Nope. It’s only “completely inappropriate” if you think that you’re somehow better than the people who are actually playing the game, and that you’re entitled to disrupt their game in order to satisfy your own selfish out-of-game desires.
There is a proper place and a proper time for a memorial. “Wherever and whenever I feel like it cuz I’m so speeeecial” aint it.
So is there any penalty for being killed in a PvP server in WoW.
Because it sounds like there isn’t and shouldn’t that make this a non-issue? Or, as someone else said, like a bitchin’ scene out of The Godfather?
Again, it’s not like someone stumbled upon this and they asked them to leave. The people specifically sought out to cause people harm because they thought they were vulnerable - specifically labelling themselvs proudly as assholes.

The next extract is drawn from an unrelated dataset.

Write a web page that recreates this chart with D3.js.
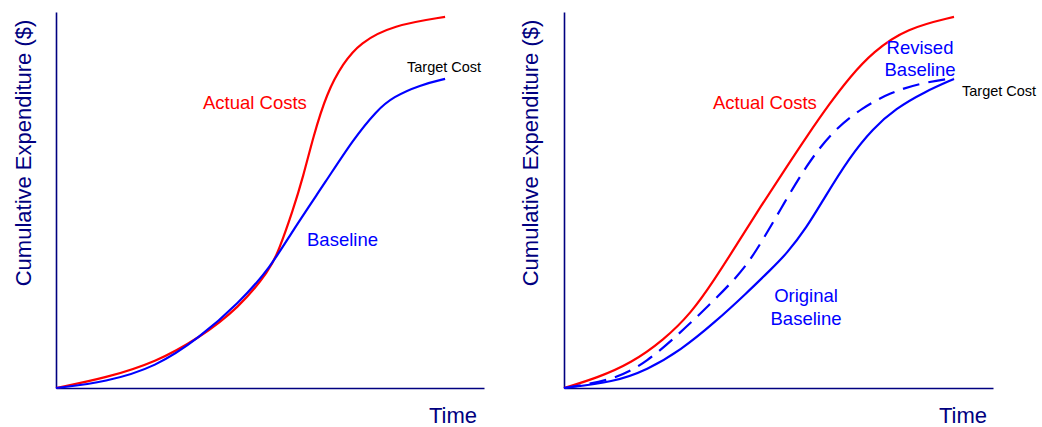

To take the paintball analogy further, it’s as if a bunch of guys went off to a far off section of the field, and asked people in advance not to disturb them. If someone comes across them, and shoots them with paintballs - then absolutely, they’re just refusing to change what they’re doing. They’re playing the game. However, if someone sees the ad in the paper announcing this event, and then goes to the paint ball field that day specifically to terrorize it, that’s a different case. That person is specifically seeking to disrupt that situation, and not just go on with their normal gameplay experience.
It’s a non-issue in terms of causing harm to in-game characters, yes. The whole point is that it’s the nerd equivelant to going to a funeral and shitting on a corpse - it was the intended emotional harm that’s the issue, rather than the game character harm.
So then there’s zero penalty to in-game characters?
Then these funeralgoers need to suck it up and realize that maybe they shouldn’t have advertised their funeral to the enemy. If they’ll just wake up again tomorrow as if nothing ever happened then what would stop the raiders from raiding the funeral?
Penalties for what they did, that’s what. And if there’s no form of retribution in-game (which there would be if there were penalties for being killed, I gar-on-tee) then this whole thing should be a non-issue.